# How Strong Is Gravity at the Space Station?

Newton: Force of gravity that one object exerts on another decreases like one divided by the square of the distance between them.

More precisely: between a small object (e.g., a space station or an astronaut) and a large object that is approximately a sphere (e.g., the Earth, Moon or Sun), the force of gravity decreases like one divided by the square of the distance between the small object and the center of the large spherical object.

Distance from center of Earth to an object on the earth’s surface: 3,960 miles (6,370 km)

Distance from surface of Earth to the space station: 230 miles (370 km)

Distance from center of Earth to the space station: 3,960 + 230 = 4190 miles (6370 + 370 = 6740 km)

Thus the distance from Earth’s center to the space station is 1.06 = 4190/3960 times larger than the distance from Earth’s center to Earth’s surface — i.e, the distance is 6% larger.

And the square of the distance from Earth’s center to the space station is (1.06)² = 1.12 times larger than square of the distance from Earth’s center to Earth’s surface — i.e., the square of the distance is 12% larger.

And therefore the force of the Earth’s gravity on an astronaut is 12% smaller if the astronaut is in the space station than it would be on the ground.
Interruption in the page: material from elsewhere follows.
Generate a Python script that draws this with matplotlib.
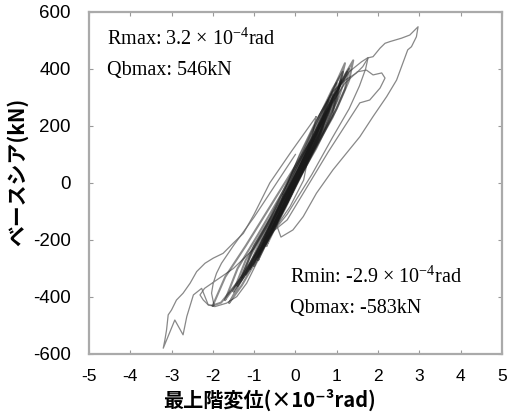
import matplotlib
matplotlib.use("Agg")
import matplotlib.pyplot as plt

plt.rcParams['axes.unicode_minus'] = False
plt.rcParams['mathtext.fontset'] = 'custom'
plt.rcParams['mathtext.rm'] = 'Liberation Serif'

# drift (x10^-3 rad) / base shear (kN), traced loop by loop
p1_x = [-0.3, 0.1, 0.5, 0.9, 1.2, 1.48, 1.63, 1.76, 1.88, 2.05, 2.17, 2.29, 2.57, 2.77, 2.97,
        2.93, 2.81, 2.72, 2.45, 2.21, 1.88, 1.56, 1.24, 0.91, 0.51, 0.19, -0.06, -0.35, -0.45, -0.3]
p1_y = [-40, 100, 220, 320, 360, 386, 408, 439, 443, 473, 490, 496, 508, 519, 548,
        513, 478, 467, 361, 303, 233, 162, 105, 46, -36, -118, -165, -190, -150, -40]

n1_x = [0.5, -0.1, -0.62, -1.0, -1.26, -1.51, -1.75, -1.99, -2.19, -2.39, -2.55, -2.72, -2.88,
        -3.0, -3.08, -3.12, -3.16, -3.2, -2.92, -2.72, -2.63, -2.47, -2.27, -2.11, -1.95,
        -1.67, -1.42, -1.18, -1.02, -0.86, -0.70, -0.46, -0.13, 0.2, 0.5]
n1_y = [232, 110, 0, -110, -177, -212, -247, -264, -282, -311, -352, -387, -411,
        -446, -463, -516, -551, -580, -481, -533, -469, -393, -370, -428, -434,
        -422, -399, -352, -305, -259, -212, -153, -83, 10, 232]

n2_x = [0.1, -0.5, -1.0, -1.5, -1.9, -2.2, -2.31, -2.23, -2.11, -1.97, -2.03, -1.99, -1.91,
        -1.79, -1.5, -1.0, -0.5, 0.0]
n2_y = [40, -110, -230, -300, -340, -370, -393, -411, -428, -430, -387, -352, -317,
        -282, -220, -120, -10, 100]

p2_x = [-0.8, -0.3, 0.3, 0.8, 1.2, 1.5, 1.72, 1.88, 2.09, 2.17, 2.05, 1.80, 1.56, 1.2, 0.8,
        0.3, -0.2, -0.8]
p2_y = [-200, -60, 120, 260, 350, 390, 396, 379, 386, 368, 333, 291, 281, 200, 110,
        -10, -130, -200]

p3_x = [-1.0, -0.4, 0.3, 0.9, 1.3, 1.6, 1.76, 1.7, 1.55, 1.3, 0.9, 0.4, -0.2, -0.7, -1.0]
p3_y = [-260, -80, 130, 300, 390, 425, 440, 400, 340, 260, 160, 30, -110, -200, -260]

m1_x = [-1.5, -1.2, -0.7, -0.1, 0.5, 1.0, 1.3, 1.2, 0.9, 0.4, -0.2, -0.8, -1.3, -1.5]
m1_y = [-380, -270, -150, 0, 170, 320, 400, 330, 230, 100, -60, -220, -340, -380]

m2_x = [-1.7, -1.4, -0.9, -0.3, 0.3, 0.8, 1.2, 1.4, 1.3, 1.0, 0.5, -0.1, -0.7, -1.3, -1.7]
m2_y = [-410, -300, -180, -30, 130, 270, 380, 430, 360, 260, 130, -20, -180, -330, -410]

m3_x = [-1.2, -0.9, -0.5, 0.0, 0.5, 0.9, 1.1, 1.0, 0.7, 0.3, -0.2, -0.7, -1.2]
m3_y = [-320, -220, -110, 20, 170, 300, 360, 290, 190, 80, -70, -210, -320]

m4_x = [-1.0, -0.7, -0.3, 0.2, 0.6, 0.9, 0.8, 0.5, 0.1, -0.4, -0.8, -1.0]
m4_y = [-290, -180, -60, 80, 210, 310, 240, 140, 30, -110, -230, -290]

m5_x = [-0.8, -0.5, -0.2, 0.2, 0.6, 0.8, 0.65, 0.35, 0.0, -0.4, -0.8]
m5_y = [-230, -130, -40, 80, 200, 260, 190, 100, 0, -110, -230]

m6_x = [-0.6, -0.4, -0.1, 0.2, 0.5, 0.6, 0.45, 0.2, -0.1, -0.4, -0.6]
m6_y = [-180, -100, -10, 80, 170, 210, 140, 60, -30, -120, -180]

m7_x = [-0.4, -0.2, 0.0, 0.2, 0.35, 0.25, 0.05, -0.2, -0.4]
m7_y = [-120, -50, 20, 90, 140, 80, 10, -70, -120]

m8_x = [-1.3, -1.0, -0.6, -0.2, 0.2, 0.6, 0.8, 0.65, 0.3, -0.1, -0.5, -0.9, -1.3]
m8_y = [-330, -220, -120, 0, 120, 240, 290, 220, 110, 0, -120, -240, -330]

m9_x = [-2.0, -1.7, -1.2, -0.6, 0.0, 0.6, 1.0, 0.9, 0.5, -0.1, -0.7, -1.3, -1.8, -2.0]
m9_y = [-430, -330, -220, -80, 60, 200, 320, 240, 120, -30, -190, -330, -420, -430]

m10_x = [-0.9, -0.6, -0.2, 0.3, 0.7, 1.2, 1.0, 0.6, 0.1, -0.4, -0.9]
m10_y = [-260, -150, -20, 130, 260, 420, 300, 180, 40, -120, -260]

c1_x = [-0.7, -0.5, -0.2, 0.1, 0.4, 0.7, 0.6, 0.35, 0.05, -0.25, -0.5, -0.7]
c1_y = [-220, -140, -50, 40, 140, 240, 170, 90, 0, -90, -160, -220]

c2_x = [-1.1, -0.8, -0.4, 0.0, 0.4, 0.8, 1.0, 0.85, 0.5, 0.1, -0.3, -0.7, -1.1]
c2_y = [-300, -200, -90, 20, 150, 290, 350, 270, 160, 40, -80, -200, -300]

c3_x = [-0.9, -0.7, -0.35, 0.05, 0.45, 0.75, 0.65, 0.4, 0.0, -0.4, -0.7, -0.9]
c3_y = [-270, -180, -70, 40, 160, 250, 190, 110, -10, -130, -210, -270]

c4_x = [-1.4, -1.1, -0.7, -0.3, 0.1, 0.5, 0.9, 1.15, 1.0, 0.65, 0.2, -0.2, -0.6, -1.0, -1.4]
c4_y = [-360, -260, -150, -40, 80, 210, 330, 390, 310, 200, 60, -60, -170, -280, -360]

c5_x = [-0.5, -0.3, -0.05, 0.2, 0.45, 0.3, 0.1, -0.15, -0.35, -0.5]
c5_y = [-150, -80, 0, 80, 160, 100, 30, -50, -110, -150]

c6_x = [-1.6, -1.3, -0.9, -0.5, -0.1, 0.3, 0.7, 1.1, 1.25, 1.05, 0.7, 0.3, -0.1, -0.5, -0.9,
        -1.3, -1.6]
c6_y = [-420, -340, -250, -150, -40, 90, 220, 350, 390, 300, 190, 70, -40, -150, -260,
        -360, -420]

outer_loops = [(p1_x, p1_y), (n1_x, n1_y), (n2_x, n2_y), (p2_x, p2_y), (p3_x, p3_y)]
inner_loops = [(m1_x, m1_y), (m2_x, m2_y), (m3_x, m3_y), (m4_x, m4_y), (m5_x, m5_y),
               (m6_x, m6_y), (m7_x, m7_y), (m8_x, m8_y), (m9_x, m9_y), (m10_x, m10_y),
               (c1_x, c1_y), (c2_x, c2_y), (c3_x, c3_y), (c4_x, c4_y), (c5_x, c5_y),
               (c6_x, c6_y)]

x_ticks = [-5, -4, -3, -2, -1, 0, 1, 2, 3, 4, 5]
y_ticks = [-600, -400, -200, 0, 200, 400, 600]

fig = plt.figure(figsize=(5.08, 4.12), dpi=100)
ax = fig.add_axes([0.175, 0.141, 0.813, 0.830])

for lx, ly in outer_loops:
    ax.plot(lx, ly, color='#6a6a6a', lw=0.9, alpha=0.8)
for lx, ly in inner_loops:
    ax.plot(lx, ly, color='#1a1a1a', lw=1.5, alpha=0.5)

ax.set_xlim(-5, 5)
ax.set_ylim(-600, 600)
ax.set_xticks(x_ticks)
ax.set_yticks(y_ticks)
ax.set_xticklabels([str(v) for v in x_ticks], fontsize=12.5, fontfamily='Liberation Sans')
ax.set_yticklabels([str(v) for v in y_ticks], fontsize=13.5, fontfamily='Liberation Sans')
ax.tick_params(direction='in', length=3, color='#999999', top=True, right=True)
ax.tick_params(axis='x', pad=11)
ax.tick_params(axis='y', pad=13)
for s in ax.spines.values():
    s.set_color('#aaaaaa')
    s.set_linewidth(1.6)

serif = {'family': 'Liberation Serif', 'size': 14.5}
ax.text(-4.56, 505, 'Rmax: 3.2 × 10$^{-4}$rad', fontdict=serif, va='center')
ax.text(-4.56, 395, 'Qbmax: 546kN', fontdict=serif, va='center')
ax.text(-0.13, -330, 'Rmin: -2.9 × 10$^{-4}$rad', fontdict=serif, va='center')
ax.text(-0.13, -440, 'Qbmax: -583kN', fontdict=serif, va='center')

cjk = ['Noto Sans CJK JP', 'DejaVu Sans']
fig.text(270 / 508, 1 - 400 / 412, '最上階変位(×10⁻³rad)', family=cjk, fontsize=14.5,
         fontweight='bold', ha='center', va='center')
fig.text(17 / 508, 1 - 172 / 412, 'ベースシア(kN)', family=cjk, fontsize=15,
         fontweight='bold', ha='center', va='center', rotation=90)

fig.savefig('out.png', dpi=100)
### 6 responses to “How Strong Is Gravity at the Space Station?”

1. Michael

More like 11%, wouldn’t you agree?

2. Michael

oops

3. duncan

I do not understand how would you use the equation to work out your weight 100 miles away from earth centre. 3960/100 = 39.6. 39.6 * 39.6 =1568. so somebody 100 miles away from earth centre weighs 1568 as much as on the surface. I believe you are weigtless on centre of earth so how do you do the equations ?

• Roberto M. Horn.

That equation takes into account that the hole mass of earth is centralized at one point. Not the hole mass of the earth is compresses at that point. The equation only is correct from the earth surface and above.

• Roberto M. Horn.

mass of the earth is compressed at that point*

4. charles

on the issue of the rocket wall that has to be protected against gravity, what must be done. i think the walls of the rocket should be shielded with a neutron absorber which is boron. what do you think.